When creosote began seeping out of the ground in the 1990s, the EPA shepherded a cleanup program. Bennett Environmental won several subcontracts to clean soil from the site, in part by paying off an employee of the prime contractor, Sevenson Environmental Services, for looks at its competitors’ bids.
Bennett oversaw the scheme, Christodoulou said.
“He was the chief executive officer. He was the chairman of the board,” she told jurors. “He was the boss.”
About three-quarters of Bennett’s total business was contracts steeped in kickbacks and fraud, Christodoulou said.
A lawyer for Bennett argued that the government charged an “innocent” man by believing a story that Griffiths, an ambitious salesman that Bennett’s firm hired straight out of college, spun in a bid to win a plea deal.
“He’s a talented salesman and a salesman sells,” Richard Albert told jurors. “Ladies and gentleman, the question in this case will be: are you going to buy?”
Griffiths has already served a prison sentence after pleading guilty to a three-count indictment that included a count of obstruction of justice, a charge filed after he lied to Securities and Exchange Commission investigators to cover up the scheme.
He now lives in Kamloops, a small city in British Columbia, where he works as a heavy mechanic and truck driver after his conviction ended a career in the Canadian navy.
Albert repeatedly attacked his credibility, calling him “very talented” but “deeply flawed and dishonest.”
Bennett was one of the “world’s great optimists” who built his company from scratch but put too much faith in Griffiths and other staff, who paid kickbacks without his knowledge, Albert said.
“He was trusting of his executives and employees,” he said. “Too trusting.”
As the white-haired Bennett followed the arguments by watching a live transcript from a court reporter, Albert described him in kindly terms, as a grandfather of eight who made a life in Canada after emigrating from Wales.

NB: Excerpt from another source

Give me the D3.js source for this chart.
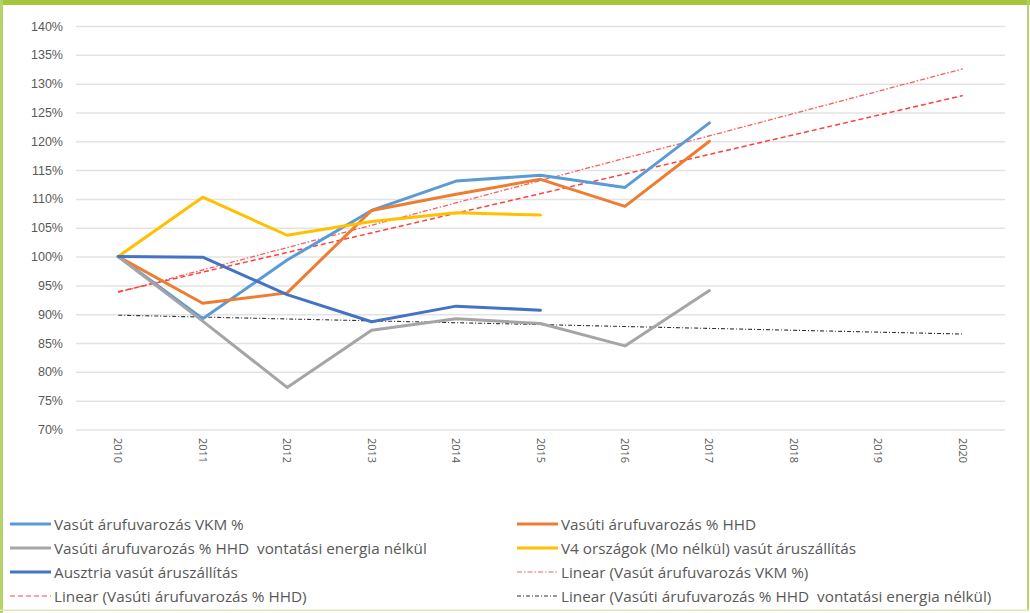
<!DOCTYPE html>
<html>
<head>
<meta charset="utf-8">
<script src="https://cdn.jsdelivr.net/npm/d3@7"></script>
<style>
  body { margin: 0; background: #fff; }
  svg { display: block; font-family: "Open Sans", "Liberation Sans", sans-serif; }
  text { white-space: pre; }
</style>
</head>
<body>
<div id="chart"></div>
<script>
'use strict';

const years = ["2010", "2011", "2012", "2013", "2014", "2015", "2016", "2017", "2018", "2019", "2020"];
const yTicks = [0.70, 0.75, 0.80, 0.85, 0.90, 0.95, 1.00, 1.05, 1.10, 1.15, 1.20, 1.25, 1.30, 1.35, 1.40];

const vkm      = [1.000, 0.892, 0.994, 1.080, 1.131, 1.141, 1.120, 1.232];
const hhd      = [1.000, 0.919, 0.937, 1.080, 1.108, 1.134, 1.087, 1.200];
const hhdNoEn  = [1.000, 0.888, 0.773, 0.872, 0.892, 0.884, 0.845, 0.941];
const v4       = [1.000, 1.103, 1.037, 1.061, 1.076, 1.072];
const austria  = [1.000, 0.999, 0.934, 0.887, 0.914, 0.907];

const msm = {
  width: 1030,
  height: 613,
  left: 76,
  right: 1005,
  top: 26,
  bottom: 429.5
};

const series = [
  { name: "Vasút árufuvarozás VKM %", values: vkm, color: "#5b9bd5" },
  { name: "Vasúti árufuvarozás % HHD", values: hhd, color: "#ed7d31" },
  { name: "Vasúti árufuvarozás % HHD  vontatási energia nélkül", values: hhdNoEn, color: "#a5a5a5" },
  { name: "V4 országok (Mo nélkül) vasút áruszállítás", values: v4, color: "#ffc000" },
  { name: "Ausztria vasút áruszállítás", values: austria, color: "#4472c4" }
];

// Excel style linear trend lines, fitted on the series and extended to 2020
const trends = [
  { name: "Linear (Vasút árufuvarozás VKM %)", values: vkm, color: "#ff5b5b", dash: "5,2,1.5,2", width: 1.3 },
  { name: "Linear (Vasúti árufuvarozás % HHD)", values: hhd, color: "#ff4040", dash: "5,3", width: 1.5 },
  { name: "Linear (Vasúti árufuvarozás % HHD  vontatási energia nélkül)", values: hhdNoEn, color: "#333333", dash: "4,2,1,2", width: 1.1 }
];

// legend order (two columns, row by row)
const legendOrder = [series[0], series[1], series[2], series[3], series[4], trends[0], trends[1], trends[2]];

function fitLine(vals) {
  let mx = d3.mean(vals, (d, i) => i);
  let my = d3.mean(vals);
  let sxy = d3.sum(vals, (d, i) => (i - mx) * (d - my));
  let sxx = d3.sum(vals, (d, i) => (i - mx) * (i - mx));
  let slope = sxy / sxx;
  return { a: my - slope * mx, b: slope };
}

let svg = d3.select('#chart')
  .append('svg')
  .attr('width', msm.width)
  .attr('height', msm.height);

// green frame
svg.append('rect').attr('x', 0).attr('y', 0).attr('width', msm.width).attr('height', 5).attr('fill', '#a3c63e');
svg.append('rect').attr('x', 0).attr('y', 0).attr('width', 3).attr('height', msm.height).attr('fill', '#b5d36a');
svg.append('rect').attr('x', 1027).attr('y', 0).attr('width', 2).attr('height', 611).attr('fill', '#b5d36a');
svg.append('rect').attr('x', 0).attr('y', 609.5).attr('width', 1029).attr('height', 1.5).attr('fill', '#d9e8b0');

let xScale = d3.scalePoint()
  .domain(years)
  .range([msm.left, msm.right])
  .padding(0.5);

let yScale = d3.scaleLinear()
  .domain([0.70, 1.40])
  .range([msm.bottom, msm.top]);

// gridlines + y labels
let yAxis = d3.axisLeft(yScale)
  .tickValues(yTicks)
  .tickFormat(d3.format(".0%"))
  .tickSize(-(msm.right - msm.left))
  .tickPadding(13);

let gy = svg.append('g')
  .attr('transform', 'translate(' + msm.left + ',0)')
  .call(yAxis);
gy.select('.domain').remove();
gy.selectAll('line').attr('stroke', '#e3e3e3').attr('stroke-width', 1.5);
gy.selectAll('text').attr('fill', '#595959').style('font-size', '12.5px');

// x labels, rotated
svg.append('g').selectAll('text')
  .data(years)
  .enter()
  .append('text')
    .attr('transform', (d) => 'translate(' + (xScale(d) - 4) + ',438) rotate(90)')
    .attr('fill', '#595959')
    .style('font-size', '11px')
    .text((d) => d);

let line = d3.line()
  .x((d, i) => xScale(years[i]))
  .y((d) => yScale(d));

// trend lines first (under the data lines where they cross)
trends.forEach((t) => {
  let f = fitLine(t.values);
  let pts = [f.a, f.a + f.b * (years.length - 1)];
  svg.append('line')
    .attr('x1', xScale(years[0]))
    .attr('x2', xScale(years[years.length - 1]))
    .attr('y1', yScale(pts[0]))
    .attr('y2', yScale(pts[1]))
    .attr('stroke', t.color)
    .attr('stroke-width', t.width)
    .attr('stroke-dasharray', t.dash);
});

series.forEach((s) => {
  svg.append('path')
    .datum(s.values)
    .attr('fill', 'none')
    .attr('stroke', s.color)
    .attr('stroke-width', 3)
    .attr('stroke-linejoin', 'round')
    .attr('stroke-linecap', 'round')
    .attr('d', line);
});

// legend
let legendX = [10, 517];
let legendY = [524, 548, 572, 596];

let lg = svg.append('g').selectAll('g')
  .data(legendOrder)
  .enter()
  .append('g')
    .attr('transform', (d, i) => 'translate(' + legendX[i % 2] + ',' + legendY[Math.floor(i / 2)] + ')');

lg.append('line')
  .attr('x1', 0).attr('x2', 41)
  .attr('y1', 0).attr('y2', 0)
  .attr('stroke', (d) => d.color)
  .attr('stroke-width', (d) => d.dash ? 1 : 3)
  .attr('stroke-dasharray', (d) => d.dash ? d.dash : null);

lg.append('text')
  .attr('x', 44)
  .attr('y', 5.5)
  .attr('fill', '#595959')
  .style('font-size', '15.3px')
  .text((d) => d.name);
</script>
</body>
</html>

He succeeded, inventing and patenting new environmental technology and founding an industry-wide environmental summit that continues in Canada, despite having what doctors now know to be dyslexia, Albert said.
That difficulty in reading and writing meant Bennett wasn’t fond of or good at e-mail, and didn’t see the kickback scheme despite some e-mails directly to him that might seem to describe it, he said.
Bennett had also made steps to distance himself from the day-to-day management of the company by the time the creosote project was underway, Albert said. A new president, Peter Richardson, had taken over, and the company’s headquarters moved from Vancouver to near Toronto, 2000 miles away, to be closer to North America’s original industrial heartland and the lucrative remediation work there.
Bennett and Richardson clashed over Richardson’s flashy, extravagant spending on partners, including those at Sevenson, Albert said.
Griffiths, who is expected to be a key witness for prosecutors, began testifying Monday, but only took the stand for about 15 minutes. Another former Bennett employee, Zul Tejpar, is also expected to testify for prosecutors as part of a plea deal.
The trial could last up to four weeks, US District Judge Susan Wigenton, who’s presiding over the case, said.
Gordon McDonald, the Sevenson employee who solicited the kickbacks, was sentenced to 14 years in prison in 2014 after a jury found him guilty of related charges.
Bennett is the first Canadian extradited to the US to face competition-related charges.